The demonstrators on the square were supported by most Chinese, Jiang writes. But "a small number of leaders who supported corruption resorted to means unprecedented in the world and in China. They acted in a frenzied fashion, using tanks, machine guns and other weapons to suppress the totally unarmed students and citizens, killing hundreds of innocent students in Beijing, and injuring and crippling thousands others. Then the authorities mobilized all types of propaganda machinery to fabricate lies and used highhanded measures to silence the people across the country."
It is impossible to exaggerate the importance of what Jiang has written, especially when some China-watchers in the West maintain that Tiananmen is a dead issue in China. Jiang is aware of it in terms of his personal safety: "Of course I have considered the consequences that I might encounter after writing this letter," he said.
One of the surest ways to attract the police and a lengthy prison sentence in China is to suggest that what happened in Tiananmen was more than an "incident," as the government usually describes it, or to deny that it was a "counter-revolutionary uprising."
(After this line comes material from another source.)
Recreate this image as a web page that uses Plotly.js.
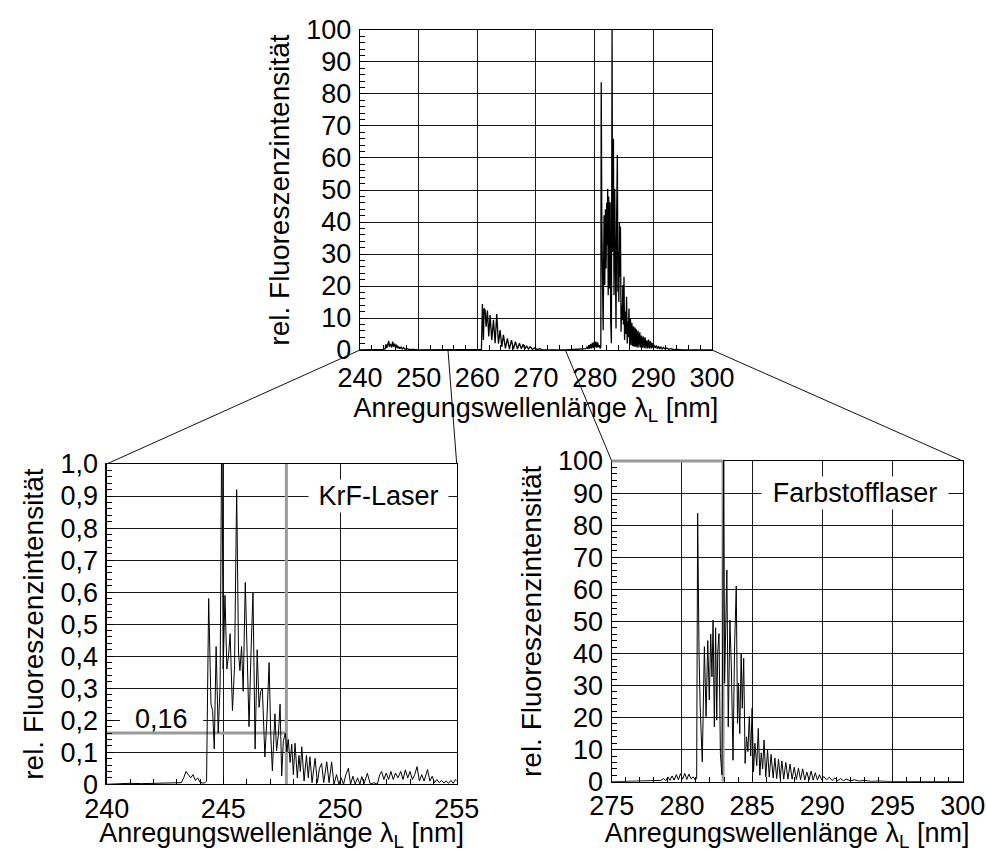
<!DOCTYPE html>
<html><head><meta charset="utf-8">
<script src="https://cdn.plot.ly/plotly-3.0.1.min.js"></script>
<style>html,body{margin:0;padding:0;background:#fff}</style>
</head><body><div id="chart" style="width:986px;height:852px"></div>
<script>
// ---------- data ----------
// Overview spectrum 240–275 nm (KrF region + 260 nm band), rel. units 0–100
const overviewX = [240.0,242.0,243.5,244.0,244.3,244.4,244.55,244.7,244.9,245.0,
 245.2,245.4,245.57,245.75,245.93,246.1,246.27,246.45,246.6,246.8,
 247.0,247.2,247.45,247.7,248.0,248.5,249.0,250.0,252.0,254.0,
 256.0,258.0,260.0,260.7,260.87,261.04,261.15,261.32,261.5,261.72,
 261.95,262.18,262.46,262.75,263.03,263.31,263.6,263.88,264.17,264.45,
 264.79,265.13,265.47,265.82,266.16,266.5,266.84,267.18,267.5,267.8,
 268.1,268.4,268.7,269.0,269.4,269.8,270.2,270.6,271.0,272.0,
 273.0,275.0];
const overviewY = [0.0,0.05,0.1,0.2,0.4,1.8,0.6,1.3,2.8,1.0,
 1.9,0.8,2.6,1.0,2.0,0.6,1.7,0.5,1.1,0.4,
 1.0,0.3,0.7,0.2,0.4,0.1,0.2,0.05,0.1,0.1,
 0.05,0.05,0.1,0.2,14.4,3.1,13.0,12.5,7.3,12.3,
 4.2,10.9,3.1,9.4,2.1,11.2,2.0,6.2,1.0,4.7,
 0.5,3.6,0.3,3.1,0.3,2.6,0.3,2.1,0.4,1.8,
 0.3,1.3,0.3,1.0,0.2,0.7,0.1,0.4,0.1,0.1,
 0.05,0.0];

// KrF-laser region 240–255 nm, rel. units 0–1
const krfX = [240.0,240.5,241.0,241.5,242.0,242.5,243.0,243.2,243.3,243.4,
 243.5,243.6,243.7,243.8,243.9,244.0,244.1,244.2,244.28,244.37,
 244.47,244.54,244.61,244.69,244.78,244.86,244.92,244.95,244.99,245.07,
 245.15,245.22,245.29,245.39,245.48,245.57,245.65,245.71,245.78,245.85,
 245.94,246.02,246.1,246.18,246.27,246.36,246.45,246.53,246.6,246.67,
 246.72,246.78,246.87,246.96,247.03,247.1,247.15,247.21,247.28,247.36,
 247.43,247.5,247.57,247.66,247.72,247.78,247.86,247.93,248.0,248.07,
 248.17,248.24,248.3,248.36,248.46,248.56,248.64,248.71,248.8,248.93,
 249.03,249.12,249.21,249.3,249.43,249.53,249.64,249.74,249.85,249.95,
 250.05,250.15,250.25,250.36,250.45,250.55,250.65,250.75,250.85,250.93,
 251.03,251.17,251.3,251.45,251.6,251.7,251.78,251.88,251.98,252.08,
 252.18,252.28,252.38,252.48,252.6,252.7,252.8,252.9,253.0,253.1,
 253.2,253.3,253.4,253.5,253.6,253.75,253.85,253.95,254.05,254.15,
 254.25,254.35,254.45,254.55,254.65,254.75,254.85,254.95,255.0];
const krfY = [0.0,0.002,0.003,0.002,0.003,0.004,0.003,0.005,0.02,0.04,
 0.03,0.02,0.03,0.012,0.02,0.006,0.004,0.004,0.01,0.58,
 0.25,0.23,0.11,0.43,0.16,0.31,1.0,1.0,0.36,0.59,
 0.36,0.40,0.47,0.23,0.37,0.92,0.41,0.355,0.43,0.29,
 0.63,0.38,0.18,0.40,0.60,0.11,0.42,0.24,0.29,0.30,
 0.19,0.085,0.21,0.38,0.157,0.042,0.125,0.22,0.104,0.157,
 0.25,0.026,0.136,0.16,0.10,0.14,0.068,0.125,0.03,0.128,
 0.02,0.09,0.04,0.117,0.01,0.09,0.02,0.086,0.005,0.081,
 0.005,0.05,0.065,0.005,0.07,0.005,0.07,0.0,0.03,0.0,
 0.02,0.0,0.03,0.05,0.0,0.025,0.0,0.02,0.0,0.024,
 0.002,0.034,0.0,0.005,0.0,0.03,0.04,0.015,0.035,0.015,
 0.04,0.015,0.035,0.02,0.04,0.015,0.045,0.02,0.04,0.015,
 0.03,0.055,0.01,0.03,0.01,0.046,0.01,0.025,0.005,0.015,
 0.005,0.012,0.004,0.01,0.003,0.012,0.003,0.015,0.01];

// Dye-laser region 275–300 nm, rel. units 0–100
const dyeX = [275.0,276.0,277.0,278.0,278.5,278.7,278.85,279.0,279.15,279.3,
 279.45,279.6,279.75,279.9,280.05,280.2,280.35,280.5,280.65,280.8,
 280.95,281.05,281.12,281.22,281.3,281.45,281.6,281.72,281.84,281.95,
 282.05,282.14,282.22,282.31,282.4,282.48,282.55,282.64,282.74,282.85,
 282.97,283.04,283.1,283.2,283.3,283.42,283.52,283.64,283.75,283.87,
 283.96,284.03,284.12,284.22,284.3,284.4,284.5,284.6,284.7,284.8,
 284.9,285.0,285.1,285.2,285.33,285.44,285.55,285.65,285.75,285.85,
 285.97,286.1,286.22,286.35,286.5,286.62,286.75,286.88,287.0,287.12,
 287.25,287.4,287.55,287.7,287.85,288.0,288.15,288.3,288.45,288.6,
 288.75,288.9,289.05,289.2,289.35,289.5,289.65,289.8,289.95,290.1,
 290.3,290.5,290.7,290.9,291.1,291.3,291.5,291.7,292.0,292.3,
 292.6,293.0,293.5,294.0,295.0,297.0,300.0];
const dyeY = [0.0,0.1,0.1,0.2,0.4,1.0,0.3,1.5,0.4,1.8,
 0.5,2.2,0.6,2.5,0.8,2.6,0.7,2.4,0.9,1.5,
 0.5,1.0,83.7,40,23.4,6.2,42.1,20.3,44,25.5,
 46,32.7,50.4,17.1,48,19.2,40.5,46.2,8.8,2.1,
 100,30.7,50,66,17.1,50.4,35.8,6.7,42,61,
 18.2,30.7,15,40,22.9,38.5,5.7,14,9.4,20.3,
 8,22.9,3.1,12,5,16.6,2,9,4,13,
 1.5,9.9,1.5,8.5,1.2,7.4,1.0,7.0,1.0,6.5,
 0.8,6.0,0.8,5.5,0.8,4.5,0.7,4.2,0.6,4.0,
 0.5,3.0,0.5,3.3,0.5,2.8,0.5,2.2,0.6,1.6,
 0.6,1.4,0.4,1.2,0.3,1.0,0.3,0.8,0.3,0.6,
 0.2,0.4,0.1,0.2,0.05,0.05,0.05];

// marker lines (laser wavelength and level)
const krfLaser = [247.7, 0.16];   // [nm, rel. level]
const dyeLaser = [282.93, 100];

// tick labels
const krfTickVals = [0,0.1,0.2,0.3,0.4,0.5,0.6,0.7,0.8,0.9,1.0];
const krfTickText = ['0','0,1','0,2','0,3','0,4','0,5','0,6','0,7','0,8','0,9','1,0'];

const xTitle = 'Anregungswellenlänge λ<sub>L</sub> [nm]';
const yTitle = 'rel. Fluoreszenzintensität';
const labels = ['KrF-Laser', 'Farbstofflaser', '0,16'];

// ---------- layout ----------
const FONT = 'Liberation Sans, Arial, Helvetica, sans-serif';
const FS = 27;     // tick labels, in-plot labels, x titles
const YFS = 28;    // y titles
const GRID = '#1a1a1a';
const D = {
  top:   {x:[0.3651,0.7221], y:[0.5892,0.9648], xr:[240,300], yr:[0,100]},
  left:  {x:[0.1082,0.4632], y:[0.0795,0.4554], xr:[240,255], yr:[0,1]},
  right: {x:[0.6204,0.9764], y:[0.0825,0.4589], xr:[275,300], yr:[0,100]}
};
function px(d, v){ return d.x[0] + (v - d.xr[0])/(d.xr[1]-d.xr[0])*(d.x[1]-d.x[0]); }
function py(d, v){ return d.y[0] + (v - d.yr[0])/(d.yr[1]-d.yr[0])*(d.y[1]-d.y[0]); }

function xAxis(d, anchor, dtick, minor, lblStand, standoff){
  return {domain:d.x, range:d.xr, anchor:anchor, dtick:dtick, tick0:d.xr[0],
    showgrid:true, gridcolor:GRID, gridwidth:1, zeroline:false,
    showline:true, linecolor:'#000', linewidth:1.2, mirror:true,
    ticks:'inside', ticklen:6, tickcolor:'#000',
    minor:{ticks:'inside', ticklen:5, dtick:minor, tick0:d.xr[0], tickcolor:'#000', showgrid:false},
    tickfont:{family:FONT, size:FS, color:'#000'}, ticklabelstandoff:lblStand,
    title:{text:xTitle, font:{family:FONT, size:FS, color:'#000'}, standoff:standoff},
    fixedrange:true};
}
function yAxis(d, anchor, extra, standoff){
  return Object.assign({domain:d.y, range:d.yr, anchor:anchor,
    showgrid:true, gridcolor:GRID, gridwidth:1, zeroline:false,
    showline:true, linecolor:'#000', linewidth:1.2, mirror:true,
    ticks:'inside', ticklen:6, tickcolor:'#000',
    tickfont:{family:FONT, size:FS, color:'#000'}, ticklabelstandoff:2,
    title:{text:yTitle, font:{family:FONT, size:YFS, color:'#000'}, standoff:standoff},
    fixedrange:true}, extra);
}

const lineTop = {color:'#000', width:1.3};
const line = {color:'#000', width:1};
const traces = [
  {x:overviewX, y:overviewY, xaxis:'x', yaxis:'y', mode:'lines', line:lineTop, showlegend:false, hoverinfo:'skip'},
  {x:dyeX, y:dyeY, xaxis:'x', yaxis:'y', mode:'lines', line:lineTop, showlegend:false, hoverinfo:'skip'},
  {x:krfX, y:krfY, xaxis:'x2', yaxis:'y2', mode:'lines', line:line, showlegend:false, hoverinfo:'skip'},
  {x:dyeX, y:dyeY, xaxis:'x3', yaxis:'y3', mode:'lines', line:line, showlegend:false, hoverinfo:'skip'}
];

const GRAY = '#9a9a9a';
const conn = {color:'#111', width:1};
const shapes = [
  // zoom connectors
  {type:'line', xref:'paper', yref:'paper', x0:px(D.top, D.left.xr[0]), y0:D.top.y[0], x1:D.left.x[0], y1:D.left.y[1], line:conn},
  {type:'line', xref:'paper', yref:'paper', x0:px(D.top, D.left.xr[1]), y0:D.top.y[0], x1:D.left.x[1], y1:D.left.y[1], line:conn},
  {type:'line', xref:'paper', yref:'paper', x0:px(D.top, D.right.xr[0]), y0:D.top.y[0], x1:D.right.x[0], y1:D.right.y[1], line:conn},
  {type:'line', xref:'paper', yref:'paper', x0:px(D.top, D.right.xr[1]), y0:D.top.y[0], x1:D.right.x[1], y1:D.right.y[1], line:conn},
  // white box behind the "0,16" label (covers the gridline)
  {type:'rect', xref:'x2', yref:'y2', x0:240.57, x1:244.13, y0:0.172, y1:0.24, line:{width:0}, fillcolor:'#fff', layer:'between'},
  // KrF laser marker lines
  {type:'line', xref:'x2', yref:'y2', x0:krfLaser[0], x1:krfLaser[0], y0:D.left.yr[0], y1:D.left.yr[1], line:{color:GRAY, width:3}, layer:'between'},
  {type:'line', xref:'x2', yref:'y2', x0:D.left.xr[0], x1:krfLaser[0], y0:krfLaser[1], y1:krfLaser[1], line:{color:GRAY, width:3}, layer:'between'},
  // dye laser marker lines
  {type:'line', xref:'x3', yref:'y3', x0:dyeLaser[0], x1:dyeLaser[0], y0:D.right.yr[0], y1:dyeLaser[1], line:{color:GRAY, width:3}, layer:'between'},
  {type:'line', xref:'paper', yref:'paper', x0:D.right.x[0], x1:px(D.right, dyeLaser[0]), y0:py(D.right, dyeLaser[1]), y1:py(D.right, dyeLaser[1]), line:{color:GRAY, width:3}, layer:'above'}
];

const annFont = {family:FONT, size:FS, color:'#000'};
const annotations = [
  {xref:'x2', yref:'y2', x:251.65, y:0.9, text:labels[0], showarrow:false, font:annFont, bgcolor:'#fff', width:137, borderpad:1},
  {xref:'x3', yref:'y3', x:292.33, y:90, text:labels[1], showarrow:false, font:annFont, bgcolor:'#fff', width:184, borderpad:1},
  {xref:'x2', yref:'y2', x:242.35, y:0.204, text:labels[2], showarrow:false, font:annFont}
];

const layout = {
  width:986, height:852, margin:{l:0, r:0, t:0, b:0},
  paper_bgcolor:'#fff', plot_bgcolor:'#fff', showlegend:false,
  separators:',.', font:{family:FONT, size:FS, color:'#000'},
  xaxis: xAxis(D.top, 'y', 10, 2, 3, 5),
  yaxis: yAxis(D.top, 'x', {dtick:10, minor:{ticks:'inside', ticklen:5, dtick:2, tickcolor:'#000', showgrid:false}}, 8),
  xaxis2: xAxis(D.left, 'y2', 5, 1, 0, 6),
  yaxis2: yAxis(D.left, 'x2', {tickmode:'array', tickvals:krfTickVals, ticktext:krfTickText,
           minor:{ticks:'inside', ticklen:5, dtick:0.02, tick0:0, tickcolor:'#000', showgrid:false}}, 8),
  xaxis3: xAxis(D.right, 'y3', 5, 1, 0, 6),
  yaxis3: yAxis(D.right, 'x3', {dtick:10, minor:{ticks:'inside', ticklen:5, dtick:2, tickcolor:'#000', showgrid:false}}, 8),
  shapes: shapes, annotations: annotations
};

Plotly.newPlot('chart', traces, layout, {staticPlot:true, displayModeBar:false});
</script></body></html>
The most astonishing part of Jiang's appeal is his account of visiting Yang Shangkun in 1998. Yang, then retired, had been China's president in 1989 and those who were in Tiananmen on the night of May 19 remember his voice booming out of the loudspeakers in the middle of the night, warning the demonstrators that martial law had been declared and they were now in danger. Jiang told Yang, who died later that year, of the bloody scenes in Army Hospital 301, where he was a director of surgery, when scores of dead and dying students were carried in: "Lying before me this time were our own people, killed by children of the Chinese people, with weapons given to them by the people, in Beijing, the magnificent capital of China."
"Yang indicated that the June 4 incident was one in which the Communist Party committed the most serious mistakes in its history," write Jiang. "He said he could not do anything to correct the mistake, but that the mistakes would be corrected in the future."
In his letter, Jiang writes that he has been especially moved by Ding Zilin, a professor whose 17-year-old son was killed on the night of 3-4 June. She has organized 200 parents and relatives of other victims, and has been constantly harassed since she began petitioning the government to account for the Tiananmen dead. Jiang knows about such Party persecution. During the Cultural Revolution, he, like many intellectuals, was exiled to western China, where he fed horses. Last year, after he wrote to Time magazine and local television stations exposing official lying about the real extent of SARS, which led to the dismissal of China's health minister, he was ordered not to speak to foreigners.
But for Jiang, Tiananmen is the worst of the Communist Party's crimes since the Cultural Revolution, and he has sided with Professor Ding in her search for justice.
"Who among us does not have parents, children, and brothers and sisters?" he writes in his open letter to Prime Minister Wen Jiabao and other top officials. "... Anyone whose family members were unjustly killed should voice the same request. Each Chinese Communist Party member, Chinese citizen and human being must courageously support this just demand."
Jonathan Mirsky is former East Asia editor of The Times of London.